Es ist schlicht eine Notbremse. Überrascht werden kann man dann nicht mehr, und kleinere Fristversäumnisse bleiben ohne Folgen.
 

Karl

*** KT-HERO ***
@Hans35

Also soweit ich die Situation hinsichtlich EPA sehe:

Eine Mitteilung nach Regel 112(1) ist selbst nicht beschwerdefähig, den es ist keine Entscheidung sondern lediglich die Mitteilung einer rechtlichen Fiktion. Weiterbehandlugnsfrist und beschwerdefrist beginnen somit nicht gleichzeitig.

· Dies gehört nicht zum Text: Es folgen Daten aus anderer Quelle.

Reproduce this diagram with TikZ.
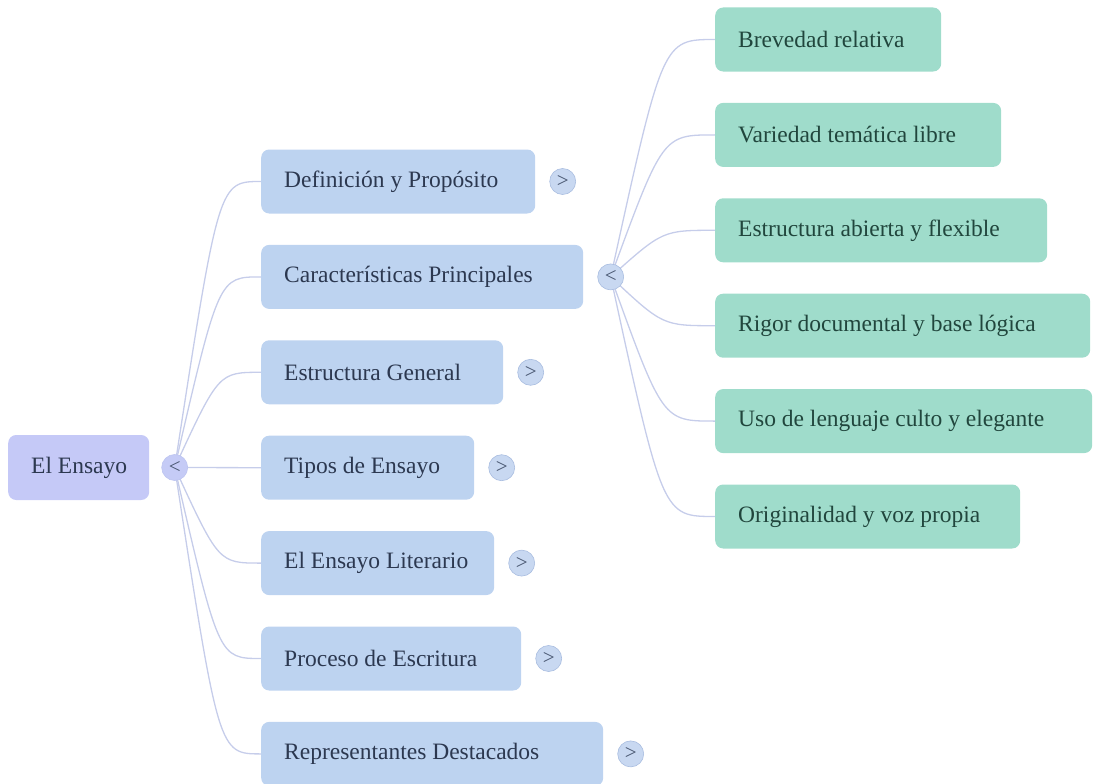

Der Anmelder könnte theoretisch nach Regel 112(2) eine diesbezüglich Entscheidung beantragen, die dann beschwerdefähig ist. Mit Zustellung dieser Entscheidung würde die Beschwerdefrist laufen.

Das währe jedoch meiner Einschätzung nach eine sehr sehr schlechte idee. Der Prüfer könnte der Beschwerde nur abhelfen, wenn die Sachlage eine Korrektur der Entscheidung nach R112(2) erlauben würde. Wenn tatsächlich eine Frist verpennt worden ist, ist das ja eindeutig nicht der Fall, und zwar völlig unabhängig davon, wie es inhaltlich in der Anmeldung so ausschaut. Selbst dann, wenn der letzte Prüfungsbescheid komplett sinnlos war.

Folglich würde der Fall zur BoA gehen. Dort würde man vermutlich schlicht die Entscheidung prüfen, gegen die Beschwerde eingelegt wurde, also die Entscheidung über den Eintritt des Rechtsverlust. Was soll man auch sonst prüfen? Wenn inhaltlich alles ok ist, heilt das ja nicht den kraft gesetzlicher Fiktion eingetretenen Rechtsverlust. Bei der gegebenen Sachlage - verpennte Frist und somit eindeutig eingetretener Rechtsverlust nach R112(1) und somit komplett angemessener Entscheidung nach R112(2) kann man sich somit recht einfach ausmahlen, wie diese Entscheidung wohl höchstwahrscheinlich ausschauen wird.

Bei der Weiterbehandlung handelt es sich somit nicht um eine fehlkonstruktion, sondern eine Möglichkeit das Prüfungsverfahren trotz verpennter Frist fortzusetzen, wobei die Beschwerde hierfür nicht gedacht ist. Die Beschwerde ist dafür gedacht, dass man eine Entscheidung, der man nicht zustimmt, überprüfen lassen kann.
 

Hans35

*** KT-HERO ***
Hallo Karl,

mein Beitrag #8 mit der Einschätzung einer "Fehlkonstruktion" bezieht sich nur auf die Weiterbehandlung im DPMA-Verfahren. Diese ist m.E. ein misslungene Kopie des EP-Verfahrens.